Qualche giorno a Genova, a fine concerto, riproponendo "Legata ad uno scoglio" ha reso omaggio alla memoria di Lelio Luttazzi, una sorta di precursore, uno che univa la buona musica e uno spiccato senso di ironia.
«Lelio - al pari di Armando Trovajoli, Gorni Kramer, Piero Umiliani, o Johnny Dorelli - faceva parte di quella schiera di musicisti italiani che volevano fare il jazz e non lo hanno potuto fare. Luttazzi, me lo ha confermato personalmente, ne era molto dispiaciuto ma nello spettacolo italiano degli Anni 50 e 60 ha dovuto fare lo showman, perché non c'era spazio per il jazz. Quando l'ho incontrato a casa sua, ho trovato una persona un po' depressa, perché, secondo me sbagliando, pensava che l'intrattenimento leggero fosse meno importante della musica vera.
Per questo mi reputo una persona fortunata: anch'io faccio lo spiritoso in tv col Dottor Djembè ma è una cosa in più che potrei anche non fare perché non mi dà da vivere.
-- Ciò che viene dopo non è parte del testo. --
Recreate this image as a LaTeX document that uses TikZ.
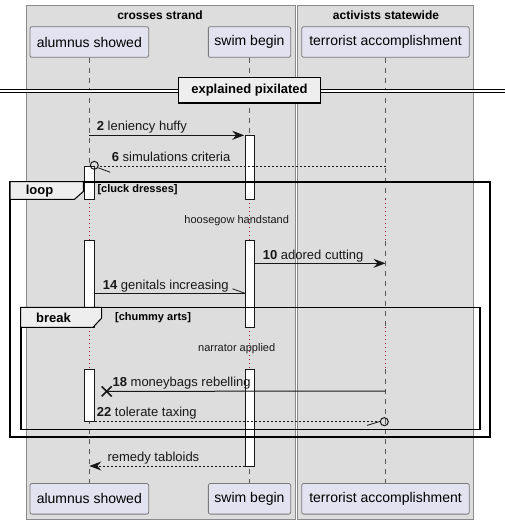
\documentclass[tikz,border=0pt]{standalone}
\usepackage{fontspec}
\setmainfont{Liberation Sans}
\usetikzlibrary{arrows.meta,calc}
\definecolor{grpfill}{HTML}{DDDDDD}
\definecolor{grpline}{HTML}{8A8A8A}
\definecolor{partfill}{HTML}{E2E2F0}
\definecolor{partline}{HTML}{7A7A7A}
\definecolor{ink}{HTML}{181818}
\definecolor{delay}{HTML}{A80036}
\definecolor{hdrfill}{HTML}{EEEEEE}
\tikzset{
  grpbox/.style={fill=grpfill, draw=grpline, line width=1pt},
  grptitle/.style={font=\fontsize{12}{14}\selectfont\bfseries, inner sep=0},
  part/.style={fill=partfill, draw=partline, line width=0.8pt, rounded corners=2pt, font=\fontsize{14}{16}\selectfont, inner sep=0},
  life/.style={draw=gray!70!black, line width=0.8pt, dash pattern=on 5pt off 5pt},
  delayline/.style={draw=delay, line width=0.8pt, dash pattern=on 1pt off 3pt},
  actbox/.style={fill=white, draw=ink, line width=1pt},
  msgline/.style={draw=ink, line width=1pt},
  retline/.style={draw=ink, line width=1pt, dash pattern=on 2pt off 2pt},
  msghead/.style={-{Stealth[length=12pt, width=9pt, inset=4pt]}},
  msgtext/.style={font=\fontsize{13}{15}\selectfont, anchor=base west, inner sep=0, text=ink},
  delaytext/.style={font=\fontsize{11}{13}\selectfont, inner sep=0, text=ink},
  frameline/.style={draw=black, line width=1.6pt},
  hdr/.style={fill=hdrfill, draw=black, line width=1pt},
  hdrtext/.style={font=\fontsize{13}{15}\selectfont\bfseries, inner sep=0},
  condtext/.style={font=\fontsize{11}{13}\selectfont\bfseries, anchor=west, inner sep=0},
}
\begin{document}
\begin{tikzpicture}[x=1pt, y=-1pt]
\fill[white] (0,0) rectangle (505,524);
\useasboundingbox (0,0) rectangle (505,524);

% groups
\draw[grpbox] (26.7,6) rectangle (295.7,519);
\draw[grpbox] (297,6) rectangle (473.3,519);
\node[grptitle] (g1) at (160,15) {crosses strand};
\node[grptitle] (g2) at (386,15) {activists statewide};

% participants
\node[part, minimum width=118.7pt, minimum height=30.6pt] (aT) at (89.3,42) {alumnus showed};
\node[part, minimum width=82.3pt, minimum height=30.6pt] (sT) at (249.5,42) {swim begin};
\node[part, minimum width=167.6pt, minimum height=30.6pt] (tT) at (385.5,42) {terrorist accomplishment};
\node[part, minimum width=118.7pt, minimum height=30.6pt] (aB) at (89.3,498.8) {alumnus showed};
\node[part, minimum width=82.3pt, minimum height=30.6pt] (sB) at (249.5,498.8) {swim begin};
\node[part, minimum width=167.6pt, minimum height=30.6pt] (tB) at (385.5,498.8) {terrorist accomplishment};

% y levels of delays
\coordinate (d1a) at (0,199.3);
\coordinate (d1b) at (0,240.7);
\coordinate (d2a) at (0,327.3);
\coordinate (d2b) at (0,369.3);

% lifelines
\foreach \p in {a,s,t}{
  \draw[life] (\p T.south) -- (\p T.south |- d1a);
  \draw[delayline] (\p T.south |- d1a) -- (\p T.south |- d1b);
  \draw[life] (\p T.south |- d1b) -- (\p T.south |- d2a);
  \draw[delayline] (\p T.south |- d2a) -- (\p T.south |- d2b);
  \draw[life] (\p T.south |- d2b) -- (\p B.north);
}

% activations
\draw[actbox] (84.3,166.7) rectangle (94.7,199.3);
\draw[actbox] (84.3,240.7) rectangle (94.7,327.3);
\draw[actbox] (84.3,369.3) rectangle (94.7,421);
\draw[actbox] (245,135.3) rectangle (254.7,199.3);
\draw[actbox] (245,240.7) rectangle (254.7,327.3);
\draw[actbox] (245,369.3) rectangle (254.7,466.7);

% divider
\coordinate (dvL) at (0,90.7);
\coordinate (dvR) at (505,90.7);
\draw[line width=1pt, double=white, double distance=2.2pt, draw=black] (dvL) -- (dvR);
\node[fill=hdrfill, draw=black, line width=1.6pt, minimum width=142pt, minimum height=25.6pt, inner sep=0, font=\fontsize{13}{15}\selectfont\bfseries] (div) at (249.5,90.5) {explained pixilated};

% message 2
\coordinate (m2a) at (89.3,135.3);
\coordinate (m2b) at (244.2,135.3);
\draw[msgline, msghead] (m2a) -- (m2b);
\node[msgtext] (l2) at (96.7,131) {\textbf{2} leniency huffy};

% message 6
\coordinate (m6a) at (385.5,166);
\coordinate (m6b) at (98.3,166);
\coordinate (m6c) at (94.3,165.3);
\draw[retline] (m6a) -- (m6b);
\draw[ink, line width=1pt] (m6c) circle (4pt);
\draw[ink, line width=0.8pt] ($(m6c)+(4,2.5)$) -- ++(12,4.5);
\node[msgtext] (l6) at (111.7,161.2) {\textbf{6} simulations criteria};

% loop frame
\draw[frameline] (10,181.7) rectangle (490,436.7);
\draw[hdr] (10,181.7) -- (83.3,181.7) -- (83.3,191.5) -- (74.5,199.3) -- (10,199.3) -- cycle;
\node[hdrtext] (loopt) at (39.5,190.8) {loop};
\node[condtext] (loopc) at (97.3,190) {[cluck dresses]};
\node[delaytext] (dl1) at (236.7,221) {hoosegow handstand};

% message 10
\coordinate (m10a) at (254.7,263.3);
\coordinate (m10b) at (385.5,263.3);
\draw[msgline, msghead] (m10a) -- (m10b);
\node[msgtext] (l10) at (262.7,259) {\textbf{10} adored cutting};

% message 14
\coordinate (m14a) at (94.7,293.3);
\coordinate (m14b) at (245,293.3);
\draw[msgline] (m14a) -- (m14b);
\draw[ink, line width=0.8pt] (m14b) -- ++(-12.5,-4.5);
\node[msgtext] (l14) at (102.7,289) {\textbf{14} genitals increasing};

% break frame
\draw[frameline] (20.7,307.3) rectangle (480,429.3);
\draw[hdr] (20.7,307.3) -- (101.7,307.3) -- (101.7,318) -- (93,327.3) -- (20.7,327.3) -- cycle;
\node[hdrtext] (breakt) at (53.5,317.5) {break};
\node[condtext] (breakc) at (115,317.3) {[chummy arts]};
\node[delaytext] (dl2) at (236.7,349) {narrator applied};

% message 18
\coordinate (m18a) at (385.5,391);
\coordinate (m18b) at (106.7,391.4);
\draw[msgline] (m18a) -- (m18b);
\draw[ink, line width=1.6pt] ($(m18b)+(-5,-5)$) -- ($(m18b)+(5,5)$) ($(m18b)+(-5,5)$) -- ($(m18b)+(5,-5)$);
\node[msgtext] (l18) at (112.4,386.6) {\textbf{18} moneybags rebelling};

% message 22
\coordinate (m22a) at (94.7,421);
\coordinate (m22c) at (384.3,421.7);
\coordinate (m22b) at (380.3,421);
\draw[retline] (m22a) -- (m22b);
\draw[ink, line width=1pt] (m22c) circle (4pt);
\draw[ink, line width=0.8pt] ($(m22c)+(-4.3,-0.3)$) -- ++(-13,4);
\node[msgtext] (l22) at (96.7,416.7) {\textbf{22} tolerate taxing};

% remedy tabloids
\coordinate (mra) at (245,466);
\coordinate (mrb) at (89.3,466);
\draw[retline, msghead] (mra) -- (mrb);
\node[msgtext] (lr) at (107.3,461.5) {remedy tabloids};
\end{tikzpicture}
\end{document}
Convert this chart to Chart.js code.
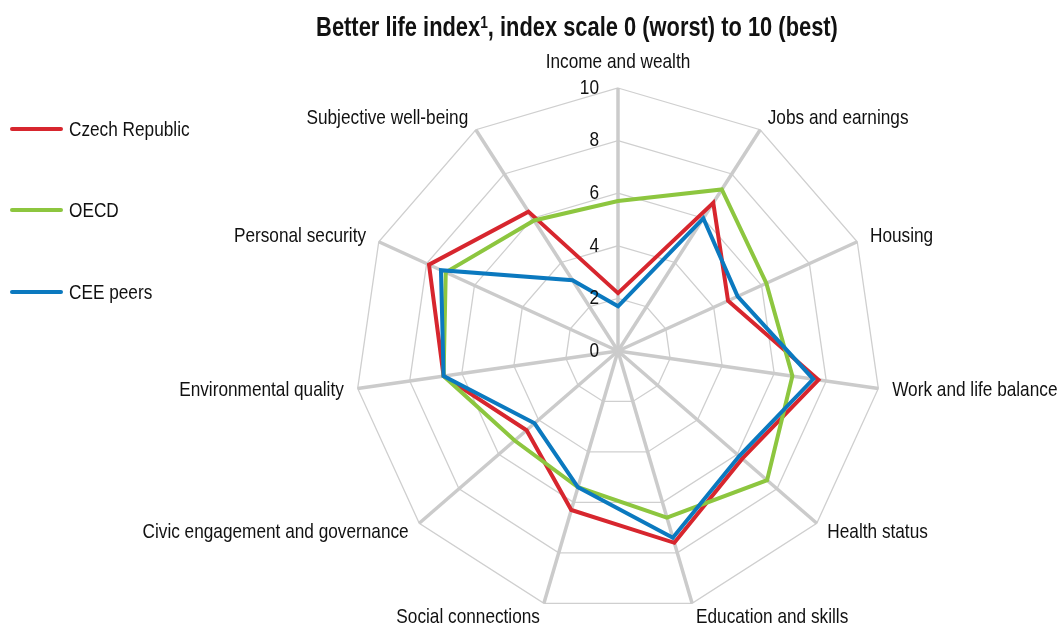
<!DOCTYPE html>
<html>
<head>
<meta charset="utf-8">
<script src="https://cdn.jsdelivr.net/npm/chart.js@4"></script>
<style>
  body { margin: 0; background: #fff; font-family: 'Liberation Sans Narrow', 'Arial Narrow', 'Liberation Sans', sans-serif; }
  #wrap { position: relative; width: 1063px; height: 626px; }
  #title { position: absolute; left: 577px; top: 12px; white-space: nowrap; font-weight: bold; font-size: 27px; color: #111;
           transform: translateX(-50%) scaleX(0.81); }
  #title sup { font-size: 17px; vertical-align: 8px; line-height: 0; }
  .leg { position: absolute; left: 10px; white-space: nowrap; color: #111; font-size: 21px; }
  .leg span { display: inline-block; width: 53px; height: 4px; border-radius: 2px; vertical-align: middle; margin-right: 6px; position: relative; top: -1px; }
  .leg b { display: inline-block; font-weight: normal; transform: scaleX(0.82); transform-origin: left center; }
  canvas { position: absolute; left: 0; top: 0; }
</style>
</head>
<body>
<div id="wrap">
  <canvas id="radar" width="1063" height="626"></canvas>
  <div id="title">Better life index<sup>1</sup>, index scale 0 (worst) to 10 (best)</div>
  <div class="leg" style="top:117px"><span style="background:#d7262e"></span><b>Czech Republic</b></div>
  <div class="leg" style="top:198px"><span style="background:#8dc63f"></span><b>OECD</b></div>
  <div class="leg" style="top:280px"><span style="background:#0b79bf"></span><b>CEE peers</b></div>
</div>
<script>
const categories = ["Income and wealth", "Jobs and earnings", "Housing", "Work and life balance",
    "Health status", "Education and skills", "Social connections", "Civic engagement and governance",
    "Environmental quality", "Personal security", "Subjective well-being"];
const czech = [2.2, 6.7, 4.6, 7.7, 6.25, 7.6, 6.3, 4.6, 6.7, 7.9, 6.3];
const oecd = [5.7, 7.3, 6.2, 6.7, 7.5, 6.6, 5.4, 5.2, 6.7, 7.2, 5.9];
const ceePeers = [1.7, 6.0, 5.0, 7.5, 6.1, 7.4, 5.4, 4.2, 6.7, 7.4, 3.2];
const tickValues = [0, 2, 4, 6, 8, 10];

const FONT = "'Liberation Sans Narrow', 'Arial Narrow', 'Liberation Sans', sans-serif";
const NARROW = 0.82;

// narrow text: no condensed font installed, so squeeze the normal one
function narrowText(ctx, text, x, y) {
    ctx.save();
    ctx.translate(x, y);
    ctx.scale(NARROW, 1);
    ctx.fillText(text, 0, 0);
    ctx.restore();
}

// draws the axis labels and the tick numbers next to the vertical axis
const labelPlugin = {
    id: 'labelPlugin',
    afterDatasetsDraw(chart) {
        const scale = chart.scales.r;
        const ctx = chart.ctx;
        ctx.save();
        ctx.fillStyle = '#111';
        ctx.font = '21px ' + FONT;
        ctx.textBaseline = 'middle';
        for (let i = 0; i < categories.length; i++) {
            let p = scale.getPointPosition(i, scale.drawingArea + 14);
            let align = 'center';
            if (p.x > scale.xCenter + 5) align = 'left';
            else if (p.x < scale.xCenter - 5) align = 'right';
            let y = p.y;
            if (i == 0) y = p.y - 12;
            ctx.textAlign = align;
            narrowText(ctx, categories[i], p.x, y);
        }
        ctx.textAlign = 'right';
        for (const v of tickValues) {
            const d = scale.getDistanceFromCenterForValue(v);
            narrowText(ctx, String(v), scale.xCenter - 19, scale.yCenter - d);
        }
        ctx.restore();
    }
};

new Chart(document.getElementById('radar').getContext('2d'), {
    type: 'radar',
    data: {
        labels: categories,
        datasets: [
            { label: 'Czech Republic', data: czech, borderColor: '#d7262e', order: 3 },
            { label: 'OECD', data: oecd, borderColor: '#8dc63f', order: 2 },
            { label: 'CEE peers', data: ceePeers, borderColor: '#0b79bf', order: 1 }
        ]
    },
    options: {
        responsive: false,
        animation: false,
        devicePixelRatio: 1,
        layout: { padding: { left: 355, top: 88, right: 182, bottom: 12 } },
        elements: {
            line: { borderWidth: 4, fill: false, tension: 0, borderJoinStyle: 'miter' },
            point: { radius: 0, hoverRadius: 0 }
        },
        scales: {
            r: {
                min: 0,
                max: 10,
                ticks: { display: false, stepSize: 2 },
                pointLabels: { display: false },
                grid: { color: '#cfcfcf', lineWidth: 1.3 },
                angleLines: { color: '#cbcbcb', lineWidth: 3.5 }
            }
        },
        plugins: {
            legend: { display: false },
            title: { display: false },
            tooltip: { enabled: false }
        }
    },
    plugins: [labelPlugin]
});
</script>
</body>
</html>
Lelio e gli altri meritano un monumento perché sono stati talenti puri e hanno fatto cose meravigliose pur volendone fare altre ancora più belle».
A proposito di Djembè, a giugno abbiamo visto la versione televisiva. Il critico Aldo Grasso ha massacrato il programma ma ha salvato il "soldato" Bollani. Si sente un po' l'erede di Renzo Arbore?
«Assolutamente no, anche se Djembè ha molto dei programmi di Arbore, si può considerare figlio di Alto gradimento. Ma se già per Arbore in questa tv non c'è più posto, figuriamoci per i figli di Arbore. Dottor Djembè è andato in tv perché partiva dal successo radiofonico, ma se avessimo proposto il programma dal nulla non lo avrebbero accettato mai. C'è troppa paura per programmi che si fondano sull'improvvisazione.
E con tutto che mi ha salvato, lo conferma Aldo Grasso dicendo che è un programma troppo intellettuale, per pochi. Allora non si lamenti pure della semplicità dei programmi della De Filippi. Grasso sbaglia anche quando si lamenta di Davide Riondino e Mirko Guerini: ma se io funziono è perché c'è una squadra che funziona. Ma avete mai pensato a Totò senza Mario Castellani o Peppino De Filippo?».